Glucocorticoid use and serum lipid levels in US adults: The third national health and nutrition examination survey
Version of Record online: 4 AUG 2005
Copyright © 2005 by the American College of Rheumatology
Arthritis Care & Research
Volume 53, Issue 4, pages 528–535, 15 August 2005
How to Cite
Choi, H. K. and Seeger, J. D. (2005), Glucocorticoid use and serum lipid levels in US adults: The third national health and nutrition examination survey. Arthritis & Rheumatism, 53: 528–535. doi: 10.1002/art.21329
- Issue online: 4 AUG 2005
- Version of Record online: 4 AUG 2005
- Manuscript Accepted: 10 MAR 2005
- Manuscript Received: 22 SEP 2004
- Lipid profiles;
- Apolipoprotein A-I
It has been generally perceived that glucocorticoids adversely affect serum lipid levels, although results of prospective studies have suggested the contrary. In this study, we sought to examine the relationship between glucocorticoid use and lipid profiles in a nationally representative sample of subjects.

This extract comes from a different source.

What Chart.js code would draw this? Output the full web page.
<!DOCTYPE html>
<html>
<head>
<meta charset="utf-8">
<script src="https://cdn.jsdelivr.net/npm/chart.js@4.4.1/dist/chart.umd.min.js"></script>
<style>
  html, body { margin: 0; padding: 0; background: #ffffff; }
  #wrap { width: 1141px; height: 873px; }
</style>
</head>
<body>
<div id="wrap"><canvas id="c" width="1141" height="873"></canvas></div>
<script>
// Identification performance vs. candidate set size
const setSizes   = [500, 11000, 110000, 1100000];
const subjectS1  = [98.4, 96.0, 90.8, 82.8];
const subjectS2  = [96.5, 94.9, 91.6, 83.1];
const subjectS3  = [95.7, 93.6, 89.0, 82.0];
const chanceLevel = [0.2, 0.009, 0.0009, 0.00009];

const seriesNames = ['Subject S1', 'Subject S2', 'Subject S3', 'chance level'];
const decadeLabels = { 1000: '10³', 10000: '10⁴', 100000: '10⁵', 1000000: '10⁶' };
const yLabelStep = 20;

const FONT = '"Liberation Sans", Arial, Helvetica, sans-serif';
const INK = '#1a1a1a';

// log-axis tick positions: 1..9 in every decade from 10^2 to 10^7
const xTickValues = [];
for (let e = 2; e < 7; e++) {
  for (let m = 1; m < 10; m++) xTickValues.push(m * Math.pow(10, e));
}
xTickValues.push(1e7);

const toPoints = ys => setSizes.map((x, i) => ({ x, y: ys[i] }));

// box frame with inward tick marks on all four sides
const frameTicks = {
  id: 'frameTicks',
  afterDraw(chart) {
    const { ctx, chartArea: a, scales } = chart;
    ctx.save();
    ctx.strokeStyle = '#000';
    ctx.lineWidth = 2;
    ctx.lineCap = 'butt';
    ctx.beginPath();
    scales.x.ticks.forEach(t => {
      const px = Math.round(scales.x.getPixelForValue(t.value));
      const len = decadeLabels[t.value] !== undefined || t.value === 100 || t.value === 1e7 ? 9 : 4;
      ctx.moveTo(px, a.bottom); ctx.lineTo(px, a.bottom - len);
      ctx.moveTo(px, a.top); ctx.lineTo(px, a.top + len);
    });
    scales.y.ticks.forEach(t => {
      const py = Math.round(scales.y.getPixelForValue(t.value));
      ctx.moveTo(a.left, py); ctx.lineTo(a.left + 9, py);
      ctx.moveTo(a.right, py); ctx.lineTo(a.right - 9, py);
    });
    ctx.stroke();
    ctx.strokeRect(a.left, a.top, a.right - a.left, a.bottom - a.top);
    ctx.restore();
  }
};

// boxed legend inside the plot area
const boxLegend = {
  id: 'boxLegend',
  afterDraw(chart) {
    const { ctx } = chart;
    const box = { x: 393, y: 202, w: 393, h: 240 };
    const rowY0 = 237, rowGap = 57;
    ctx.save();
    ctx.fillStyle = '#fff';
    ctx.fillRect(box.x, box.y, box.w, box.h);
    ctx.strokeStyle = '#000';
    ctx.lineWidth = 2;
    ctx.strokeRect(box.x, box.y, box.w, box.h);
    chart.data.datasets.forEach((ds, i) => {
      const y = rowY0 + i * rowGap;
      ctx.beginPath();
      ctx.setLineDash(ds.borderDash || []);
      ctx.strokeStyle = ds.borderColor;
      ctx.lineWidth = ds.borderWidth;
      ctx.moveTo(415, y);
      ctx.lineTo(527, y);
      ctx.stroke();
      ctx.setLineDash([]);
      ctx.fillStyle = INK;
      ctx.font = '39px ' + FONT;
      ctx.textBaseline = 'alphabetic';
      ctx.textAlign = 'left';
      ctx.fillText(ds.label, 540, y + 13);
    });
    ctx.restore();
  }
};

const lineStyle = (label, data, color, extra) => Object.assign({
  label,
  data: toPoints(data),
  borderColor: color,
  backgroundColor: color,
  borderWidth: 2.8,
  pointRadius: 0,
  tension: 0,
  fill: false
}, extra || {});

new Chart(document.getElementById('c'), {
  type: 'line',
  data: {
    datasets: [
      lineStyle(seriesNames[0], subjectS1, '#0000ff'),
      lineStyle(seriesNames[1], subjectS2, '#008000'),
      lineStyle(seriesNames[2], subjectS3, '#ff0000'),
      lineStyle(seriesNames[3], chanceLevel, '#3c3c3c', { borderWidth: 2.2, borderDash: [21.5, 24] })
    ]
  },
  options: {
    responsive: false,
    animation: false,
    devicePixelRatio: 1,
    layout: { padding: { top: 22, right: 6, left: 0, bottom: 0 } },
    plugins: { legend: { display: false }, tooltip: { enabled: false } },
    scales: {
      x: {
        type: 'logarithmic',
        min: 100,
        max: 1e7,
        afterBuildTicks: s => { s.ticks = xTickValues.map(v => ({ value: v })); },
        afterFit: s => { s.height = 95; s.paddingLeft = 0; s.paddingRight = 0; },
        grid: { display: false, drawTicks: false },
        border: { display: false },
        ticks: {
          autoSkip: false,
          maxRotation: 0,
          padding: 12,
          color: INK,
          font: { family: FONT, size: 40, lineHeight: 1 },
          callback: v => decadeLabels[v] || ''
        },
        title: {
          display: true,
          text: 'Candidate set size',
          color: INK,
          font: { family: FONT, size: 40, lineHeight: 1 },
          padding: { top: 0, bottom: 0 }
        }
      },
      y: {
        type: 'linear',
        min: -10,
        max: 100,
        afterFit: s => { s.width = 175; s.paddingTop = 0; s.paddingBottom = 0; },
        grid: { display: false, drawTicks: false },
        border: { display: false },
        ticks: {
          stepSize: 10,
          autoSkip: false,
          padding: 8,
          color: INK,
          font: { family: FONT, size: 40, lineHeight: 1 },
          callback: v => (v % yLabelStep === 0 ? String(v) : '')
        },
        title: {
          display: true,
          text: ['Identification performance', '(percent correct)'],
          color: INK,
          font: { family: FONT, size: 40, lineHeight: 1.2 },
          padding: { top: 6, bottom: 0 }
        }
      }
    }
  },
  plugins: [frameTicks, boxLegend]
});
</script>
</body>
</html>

Using data from 15,004 participants ages 20 years and older in The Third National Health and Nutrition Examination Survey (1988–1994), we examined the relationship between glucocorticoid use and serum lipid profiles. Glucocorticoid use was determined from the household interview regarding prescription medication use. We used multivariate linear regression to adjust for age, sex, race or ethnicity, education, smoking status, body mass index, physical activity, alcohol consumption, energy fraction from protein and carbohydrates, and total energy intake.

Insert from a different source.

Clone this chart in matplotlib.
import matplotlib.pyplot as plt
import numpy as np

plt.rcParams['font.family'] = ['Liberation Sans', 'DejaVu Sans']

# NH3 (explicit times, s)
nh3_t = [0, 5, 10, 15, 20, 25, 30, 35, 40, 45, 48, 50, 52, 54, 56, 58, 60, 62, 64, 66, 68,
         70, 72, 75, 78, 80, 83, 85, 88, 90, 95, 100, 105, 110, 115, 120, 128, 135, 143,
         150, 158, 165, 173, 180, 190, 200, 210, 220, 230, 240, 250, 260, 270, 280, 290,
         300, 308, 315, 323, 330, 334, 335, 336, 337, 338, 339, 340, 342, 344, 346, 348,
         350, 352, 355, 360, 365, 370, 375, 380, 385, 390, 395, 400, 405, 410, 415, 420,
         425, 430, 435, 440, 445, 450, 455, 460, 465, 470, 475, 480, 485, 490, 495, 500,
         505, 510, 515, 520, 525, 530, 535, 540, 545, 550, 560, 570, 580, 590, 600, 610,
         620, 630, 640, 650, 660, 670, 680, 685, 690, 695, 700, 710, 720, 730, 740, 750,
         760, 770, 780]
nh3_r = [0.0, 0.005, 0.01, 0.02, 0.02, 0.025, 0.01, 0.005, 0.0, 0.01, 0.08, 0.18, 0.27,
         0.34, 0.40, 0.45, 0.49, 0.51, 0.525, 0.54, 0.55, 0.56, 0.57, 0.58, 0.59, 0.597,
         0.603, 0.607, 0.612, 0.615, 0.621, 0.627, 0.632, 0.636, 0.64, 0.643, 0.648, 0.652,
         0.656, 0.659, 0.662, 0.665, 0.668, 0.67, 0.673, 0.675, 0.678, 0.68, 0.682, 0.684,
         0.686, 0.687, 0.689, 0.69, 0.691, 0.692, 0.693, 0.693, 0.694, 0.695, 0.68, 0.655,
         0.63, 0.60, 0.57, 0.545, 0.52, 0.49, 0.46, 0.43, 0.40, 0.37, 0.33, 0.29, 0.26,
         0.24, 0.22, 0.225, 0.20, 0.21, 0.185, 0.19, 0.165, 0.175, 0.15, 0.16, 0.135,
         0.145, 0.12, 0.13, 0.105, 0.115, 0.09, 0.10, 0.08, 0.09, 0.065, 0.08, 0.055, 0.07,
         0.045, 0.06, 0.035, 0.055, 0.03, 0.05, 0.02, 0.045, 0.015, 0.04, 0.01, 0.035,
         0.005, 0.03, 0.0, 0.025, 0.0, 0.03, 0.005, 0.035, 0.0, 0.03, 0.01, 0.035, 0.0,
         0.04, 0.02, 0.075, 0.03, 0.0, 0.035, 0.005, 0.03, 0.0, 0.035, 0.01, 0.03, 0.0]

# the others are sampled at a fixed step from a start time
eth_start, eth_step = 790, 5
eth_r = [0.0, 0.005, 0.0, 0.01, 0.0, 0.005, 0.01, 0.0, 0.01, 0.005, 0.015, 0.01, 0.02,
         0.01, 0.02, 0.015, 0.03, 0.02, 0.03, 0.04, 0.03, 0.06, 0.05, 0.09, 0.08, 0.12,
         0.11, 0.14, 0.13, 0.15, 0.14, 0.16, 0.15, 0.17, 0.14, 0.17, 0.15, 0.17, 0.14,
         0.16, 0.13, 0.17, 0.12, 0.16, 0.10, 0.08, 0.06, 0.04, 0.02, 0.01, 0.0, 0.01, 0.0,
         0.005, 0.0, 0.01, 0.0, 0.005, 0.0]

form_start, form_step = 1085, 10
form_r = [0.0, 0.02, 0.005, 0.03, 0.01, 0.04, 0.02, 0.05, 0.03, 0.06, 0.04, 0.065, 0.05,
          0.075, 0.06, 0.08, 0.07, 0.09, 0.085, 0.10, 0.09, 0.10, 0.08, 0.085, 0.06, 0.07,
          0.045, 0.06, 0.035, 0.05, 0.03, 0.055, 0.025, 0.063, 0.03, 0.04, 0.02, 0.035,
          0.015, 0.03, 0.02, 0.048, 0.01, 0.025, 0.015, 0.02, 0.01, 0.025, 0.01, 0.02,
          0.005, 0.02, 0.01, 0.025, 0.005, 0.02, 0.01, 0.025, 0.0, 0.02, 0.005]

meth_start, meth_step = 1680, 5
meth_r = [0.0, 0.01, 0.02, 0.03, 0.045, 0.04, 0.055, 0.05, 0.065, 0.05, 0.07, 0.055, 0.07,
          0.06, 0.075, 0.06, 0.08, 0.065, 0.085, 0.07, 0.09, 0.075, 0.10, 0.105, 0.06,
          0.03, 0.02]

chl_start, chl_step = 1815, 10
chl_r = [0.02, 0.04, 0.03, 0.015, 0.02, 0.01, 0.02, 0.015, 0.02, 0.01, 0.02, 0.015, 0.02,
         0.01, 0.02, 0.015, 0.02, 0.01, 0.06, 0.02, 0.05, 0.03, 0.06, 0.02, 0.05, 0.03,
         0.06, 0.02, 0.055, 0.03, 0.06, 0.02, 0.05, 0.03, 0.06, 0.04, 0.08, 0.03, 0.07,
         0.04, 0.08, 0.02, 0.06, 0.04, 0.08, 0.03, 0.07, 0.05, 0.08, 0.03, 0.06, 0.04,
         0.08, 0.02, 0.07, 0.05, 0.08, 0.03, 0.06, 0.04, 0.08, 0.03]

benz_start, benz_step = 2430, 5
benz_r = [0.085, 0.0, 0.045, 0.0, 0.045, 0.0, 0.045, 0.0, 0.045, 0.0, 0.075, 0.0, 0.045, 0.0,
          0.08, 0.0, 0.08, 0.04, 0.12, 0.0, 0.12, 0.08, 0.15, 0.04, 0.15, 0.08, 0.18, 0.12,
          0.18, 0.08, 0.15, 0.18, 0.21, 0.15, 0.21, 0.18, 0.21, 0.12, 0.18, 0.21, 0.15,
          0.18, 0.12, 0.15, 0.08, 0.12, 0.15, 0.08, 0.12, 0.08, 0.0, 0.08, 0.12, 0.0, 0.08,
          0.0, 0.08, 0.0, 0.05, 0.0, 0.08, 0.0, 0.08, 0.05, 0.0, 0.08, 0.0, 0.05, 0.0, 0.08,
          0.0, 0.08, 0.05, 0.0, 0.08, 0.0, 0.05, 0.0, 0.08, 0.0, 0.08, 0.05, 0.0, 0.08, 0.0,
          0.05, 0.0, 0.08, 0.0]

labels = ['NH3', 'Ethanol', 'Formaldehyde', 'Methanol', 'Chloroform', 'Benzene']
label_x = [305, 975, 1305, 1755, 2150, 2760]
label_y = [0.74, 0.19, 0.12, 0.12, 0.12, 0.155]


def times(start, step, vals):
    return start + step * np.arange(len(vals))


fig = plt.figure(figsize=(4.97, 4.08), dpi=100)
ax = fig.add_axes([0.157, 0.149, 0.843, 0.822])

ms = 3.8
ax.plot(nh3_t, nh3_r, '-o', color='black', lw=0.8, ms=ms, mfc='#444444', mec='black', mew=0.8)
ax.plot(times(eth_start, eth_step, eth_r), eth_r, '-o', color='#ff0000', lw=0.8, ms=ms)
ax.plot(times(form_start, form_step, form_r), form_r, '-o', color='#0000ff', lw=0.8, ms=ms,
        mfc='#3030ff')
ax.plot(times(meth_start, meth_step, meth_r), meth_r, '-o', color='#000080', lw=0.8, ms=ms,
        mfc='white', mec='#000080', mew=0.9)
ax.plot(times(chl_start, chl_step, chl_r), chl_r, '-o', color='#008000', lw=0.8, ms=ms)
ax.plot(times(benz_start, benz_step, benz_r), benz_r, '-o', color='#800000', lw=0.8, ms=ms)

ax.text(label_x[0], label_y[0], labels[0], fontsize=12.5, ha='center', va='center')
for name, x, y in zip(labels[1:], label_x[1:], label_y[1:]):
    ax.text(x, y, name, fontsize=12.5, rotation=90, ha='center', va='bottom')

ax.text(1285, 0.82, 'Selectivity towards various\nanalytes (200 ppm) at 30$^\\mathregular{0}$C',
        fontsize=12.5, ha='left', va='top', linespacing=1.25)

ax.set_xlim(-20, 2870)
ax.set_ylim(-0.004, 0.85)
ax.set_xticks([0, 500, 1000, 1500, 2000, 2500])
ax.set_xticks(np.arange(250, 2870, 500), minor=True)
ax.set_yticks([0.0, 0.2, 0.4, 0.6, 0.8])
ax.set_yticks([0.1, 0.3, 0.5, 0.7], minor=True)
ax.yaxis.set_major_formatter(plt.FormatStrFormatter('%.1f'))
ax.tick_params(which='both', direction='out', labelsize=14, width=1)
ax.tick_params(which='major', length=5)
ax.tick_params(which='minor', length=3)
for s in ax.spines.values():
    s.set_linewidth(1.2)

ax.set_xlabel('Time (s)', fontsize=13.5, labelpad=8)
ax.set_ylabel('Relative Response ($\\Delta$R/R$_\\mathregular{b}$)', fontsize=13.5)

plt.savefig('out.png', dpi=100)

Glucocorticoid use was associated with a higher serum high-density lipoprotein (HDL) cholesterol level and a lower ratio of total cholesterol-to-HDL cholesterol among subjects ages 60 years or older (multivariate difference 9.0 mg/dl [95% confidence interval (95% CI) 3.9, 14.1] and −0.6 mg/dl [95% CI −0.9, −0.3], respectively) but not among those younger than age 60 years (multivariate difference −1.5 mg/dl [95% CI −5.4, 2.5] and 0.1 mg/dl [95% CI −0.3, 0.5], respectively). Correspondingly, glucocorticoid use was associated with a higher serum apolipoprotein A-I (Apo A-I) level and a lower Apo A-I:Apo B ratio (multivariate difference 12.1 mg/dl [95% CI 2.9, 21.3] and 0.16 mg/dl [95% CI 0.03, 0.29], respectively) only among subjects ages 60 years or older. Inhalation/intranasal glucocorticoid use was also associated with a higher serum HDL cholesterol level (multivariate difference 4.9 mg/dl [95% CI 0.3, 9.5]) only among subjects ages 60 years or older.
Our results suggest that glucocorticoid use is not associated with an adverse lipid profile in the US population and may be associated with a favorable lipid profile among persons ages 60 years or older, in concordance with previous prospective studies.